My Vim Journey
I started learning vim in May this year. I wrote this article a month later on my phone while I was commuting upcountry. So bear with me as I was supposed to have released this a few months back.
Why did I decide to give Vim a go?
My very first code editor was Microsoft Visual Studio, a fully fledged integrated development environment from Microsoft. It has the ability to code, debug, test and deploy to any platform.
I used it to write C and C++ code for class work back in college - in 2015.
I was new to programming then, and later when I learnt about web development, I downloaded and used Notepad++ to write simple HTML and CSS. I then later learnt about Sublime Text from Bucky Roberts, of The New Boston Tutorials, and I quickly switched to it.
I later dabbled with Brackets and Atom for a while, but Sublime Text remained my primary text editor for long.
When I got my first job as a developer in 2017, I found that many devs in that company extensively used VScode. I switched to it and until May 2019, VScode was my primary code editor.
I believe I first met Vim in 2017 when I purchased a $5 droplet and server on Digital Ocean. It was (and still is) the only editor I could use on the server. I still didn't know what this 'vim' was. I just learnt how to edit and save files in it - and, of course, how to quit vim :).

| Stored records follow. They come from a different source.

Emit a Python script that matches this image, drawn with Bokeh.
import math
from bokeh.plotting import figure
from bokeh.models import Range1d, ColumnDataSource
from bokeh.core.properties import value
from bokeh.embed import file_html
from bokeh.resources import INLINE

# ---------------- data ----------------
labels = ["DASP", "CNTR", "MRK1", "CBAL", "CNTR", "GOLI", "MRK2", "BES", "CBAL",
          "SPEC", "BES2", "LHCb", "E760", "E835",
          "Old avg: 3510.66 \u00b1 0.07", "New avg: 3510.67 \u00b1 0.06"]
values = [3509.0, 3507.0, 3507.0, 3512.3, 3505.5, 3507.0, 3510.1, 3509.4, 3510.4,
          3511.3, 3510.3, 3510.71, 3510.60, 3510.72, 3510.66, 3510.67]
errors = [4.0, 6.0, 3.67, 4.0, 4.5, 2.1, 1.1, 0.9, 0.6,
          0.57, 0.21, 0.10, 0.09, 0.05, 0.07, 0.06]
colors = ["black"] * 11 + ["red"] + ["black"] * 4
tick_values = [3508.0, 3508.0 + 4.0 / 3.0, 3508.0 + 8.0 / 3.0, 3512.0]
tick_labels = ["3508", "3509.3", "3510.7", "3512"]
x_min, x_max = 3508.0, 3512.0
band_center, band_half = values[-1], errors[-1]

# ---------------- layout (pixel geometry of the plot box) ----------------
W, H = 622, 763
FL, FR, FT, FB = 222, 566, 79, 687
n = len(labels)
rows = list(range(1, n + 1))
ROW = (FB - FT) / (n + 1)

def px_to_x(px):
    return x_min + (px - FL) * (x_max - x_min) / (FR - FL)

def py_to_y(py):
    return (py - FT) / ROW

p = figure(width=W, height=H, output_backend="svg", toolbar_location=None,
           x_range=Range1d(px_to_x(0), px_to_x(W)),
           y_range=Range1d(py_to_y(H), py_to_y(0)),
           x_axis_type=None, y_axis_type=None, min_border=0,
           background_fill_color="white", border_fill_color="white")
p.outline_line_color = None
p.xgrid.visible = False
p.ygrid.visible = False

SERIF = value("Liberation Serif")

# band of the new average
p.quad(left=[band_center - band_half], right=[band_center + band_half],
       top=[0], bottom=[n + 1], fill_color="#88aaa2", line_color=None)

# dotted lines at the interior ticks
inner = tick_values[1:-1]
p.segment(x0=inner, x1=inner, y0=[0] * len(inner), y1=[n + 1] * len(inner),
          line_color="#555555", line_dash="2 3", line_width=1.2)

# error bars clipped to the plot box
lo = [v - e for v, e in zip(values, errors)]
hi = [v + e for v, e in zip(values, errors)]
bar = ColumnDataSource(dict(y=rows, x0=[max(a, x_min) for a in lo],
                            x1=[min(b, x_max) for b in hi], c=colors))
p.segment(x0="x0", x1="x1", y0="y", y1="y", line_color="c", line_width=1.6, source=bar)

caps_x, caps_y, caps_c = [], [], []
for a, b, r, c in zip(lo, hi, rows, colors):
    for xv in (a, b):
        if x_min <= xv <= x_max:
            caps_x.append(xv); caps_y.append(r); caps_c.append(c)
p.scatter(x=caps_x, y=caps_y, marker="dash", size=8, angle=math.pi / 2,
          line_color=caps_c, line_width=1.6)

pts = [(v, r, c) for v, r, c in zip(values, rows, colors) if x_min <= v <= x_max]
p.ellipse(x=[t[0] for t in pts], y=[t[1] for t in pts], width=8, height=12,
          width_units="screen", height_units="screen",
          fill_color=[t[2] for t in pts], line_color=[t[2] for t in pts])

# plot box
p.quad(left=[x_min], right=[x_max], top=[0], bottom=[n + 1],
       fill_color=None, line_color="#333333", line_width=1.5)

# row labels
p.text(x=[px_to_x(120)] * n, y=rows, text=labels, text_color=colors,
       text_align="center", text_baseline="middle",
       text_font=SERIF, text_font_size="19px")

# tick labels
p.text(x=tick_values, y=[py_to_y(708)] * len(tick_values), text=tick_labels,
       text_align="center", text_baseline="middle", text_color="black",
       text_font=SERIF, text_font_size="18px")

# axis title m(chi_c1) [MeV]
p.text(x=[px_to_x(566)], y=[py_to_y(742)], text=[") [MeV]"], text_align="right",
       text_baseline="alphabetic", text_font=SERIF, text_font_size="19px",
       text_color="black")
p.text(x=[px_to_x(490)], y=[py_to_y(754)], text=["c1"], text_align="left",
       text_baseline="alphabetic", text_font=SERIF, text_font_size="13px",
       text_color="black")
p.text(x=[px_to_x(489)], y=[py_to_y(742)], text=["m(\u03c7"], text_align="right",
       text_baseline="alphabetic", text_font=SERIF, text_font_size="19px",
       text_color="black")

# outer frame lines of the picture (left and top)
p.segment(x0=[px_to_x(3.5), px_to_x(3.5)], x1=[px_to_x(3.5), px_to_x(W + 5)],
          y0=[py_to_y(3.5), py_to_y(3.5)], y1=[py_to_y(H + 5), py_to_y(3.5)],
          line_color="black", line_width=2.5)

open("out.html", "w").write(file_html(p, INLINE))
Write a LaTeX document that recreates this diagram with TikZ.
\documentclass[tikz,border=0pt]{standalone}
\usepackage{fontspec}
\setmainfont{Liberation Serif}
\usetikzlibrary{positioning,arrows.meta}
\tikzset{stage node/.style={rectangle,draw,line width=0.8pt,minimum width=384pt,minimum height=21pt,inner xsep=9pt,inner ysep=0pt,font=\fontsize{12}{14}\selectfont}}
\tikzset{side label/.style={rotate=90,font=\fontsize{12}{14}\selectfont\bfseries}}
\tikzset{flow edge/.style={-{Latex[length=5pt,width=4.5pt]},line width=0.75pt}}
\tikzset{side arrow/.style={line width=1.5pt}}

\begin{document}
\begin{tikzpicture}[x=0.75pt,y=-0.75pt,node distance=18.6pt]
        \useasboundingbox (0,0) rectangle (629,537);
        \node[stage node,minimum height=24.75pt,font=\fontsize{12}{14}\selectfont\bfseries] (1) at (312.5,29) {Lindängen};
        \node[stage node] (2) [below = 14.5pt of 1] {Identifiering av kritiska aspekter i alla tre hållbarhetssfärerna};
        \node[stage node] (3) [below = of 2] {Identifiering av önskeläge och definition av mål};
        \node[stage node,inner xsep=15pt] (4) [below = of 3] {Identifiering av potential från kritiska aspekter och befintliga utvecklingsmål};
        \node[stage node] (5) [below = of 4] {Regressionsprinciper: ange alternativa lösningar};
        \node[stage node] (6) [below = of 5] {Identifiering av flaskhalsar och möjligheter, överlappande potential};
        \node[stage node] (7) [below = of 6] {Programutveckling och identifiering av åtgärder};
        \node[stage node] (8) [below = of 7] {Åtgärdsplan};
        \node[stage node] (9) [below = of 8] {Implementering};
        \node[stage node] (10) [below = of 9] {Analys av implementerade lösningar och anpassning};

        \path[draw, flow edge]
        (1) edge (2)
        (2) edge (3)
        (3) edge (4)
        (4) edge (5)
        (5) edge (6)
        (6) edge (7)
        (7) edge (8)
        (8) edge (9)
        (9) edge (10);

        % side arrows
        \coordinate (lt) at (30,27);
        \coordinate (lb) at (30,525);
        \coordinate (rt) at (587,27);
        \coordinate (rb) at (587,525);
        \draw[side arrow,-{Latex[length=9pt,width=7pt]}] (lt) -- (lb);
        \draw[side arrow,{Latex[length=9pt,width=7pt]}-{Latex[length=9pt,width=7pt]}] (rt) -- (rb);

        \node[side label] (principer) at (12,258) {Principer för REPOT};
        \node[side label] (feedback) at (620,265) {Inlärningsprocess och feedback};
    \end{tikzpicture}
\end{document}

It was until I joined Gobble.com's Engineering team (based in Toronto, CA), that I saw the full power of vim. Initially I used to think it was just a tool to make simple edits. I could't believe when I saw my colleagues use it like any other IDE! With syntax highlighting, code completion, vertical and horizontal panes, etc
Whilst still on the Gobble team, it was my engineering manager Chris Woodford who noted that my VScode workflow was too slow and tedious. I would write tests on VScode then switch to iTerm to run the tests, wait till they run, the switch back to VScode to add a breakpoint, go back to the terminal... Ugh! Talk of too much context-switching!
He then hinted to me the thought of switching to Vim for less context-switching, more productivity and faster work (thank you Chris!).
This was his comment:
Spring is actually a good season to learn something new. Might that be Vim for you Ruto? :)
Because I had seen the vim magic when him and I pair programmed, I was sold. I would learn Vim during the coming Spring season :)
How I learned Vim
My goal was to make vim this good
I know, it was a little far fetched but... who said aim for the moon?
I was lucky enough to find a team that was already using vim and was very supportive in its learning.
When I told my team lead, Adim, I wanted to learn Vim, he set up biweekly one-on-ones where we discussed Vim and shared resources on learning it.
He recommended to me Vimtutor then Thoughtbot's free Vim tutorials on Upcase, their classroom.
I did as advised.
And oh, after finishing the vimtutor, I deleted VScode, Atom and Sublime Text for good :).
I also watched Mike's video on learning Vim in a week, I loved it - youtube.com/watch?v=_NUO4JEtkDw
All in all, it was Thoughtbot that gave me a perfect headstart in Vim. Chris Toomey and Ben Orestein's tutorials on thoughtbot.com/upcase/vim really really helped me.
It was on Upcase that I learnt about the dotfiles - dotfiles are text-based configuration files that store the settings of almost every application, service and tool running on your system.
Chris and Ben used dotfiles to customise Vim into a very powerful IDE with syntax highlighting, easier and faster tests setup, faster typing, etc. Thoughtbot even open-sourced their dotfiles - github.com/thoughtbot/dotfiles, which you can use as a starting point - it's enough to get you started.
My number one recommendation is to use the Upcase tutorials on Vim to get started. Just follow along with Chris and Ben as they navigate the vim boat with you.
If you're also using iterm, I recommend disabling the greying out of inactive window panes on iterm's preferences.
Since vim is about productivity, I recommend you get yourself a very comfortable keyboard - the one that makes you smile at every keystroke :). Vim is all about hitting your keyboard and less trackpad or mouse.
I also recommend getting a second, bigger display screen or monitor. This way you will have a bigger playground where you can split your window into different panes and make you avoid swiping screens or opening and closing files in one small pane.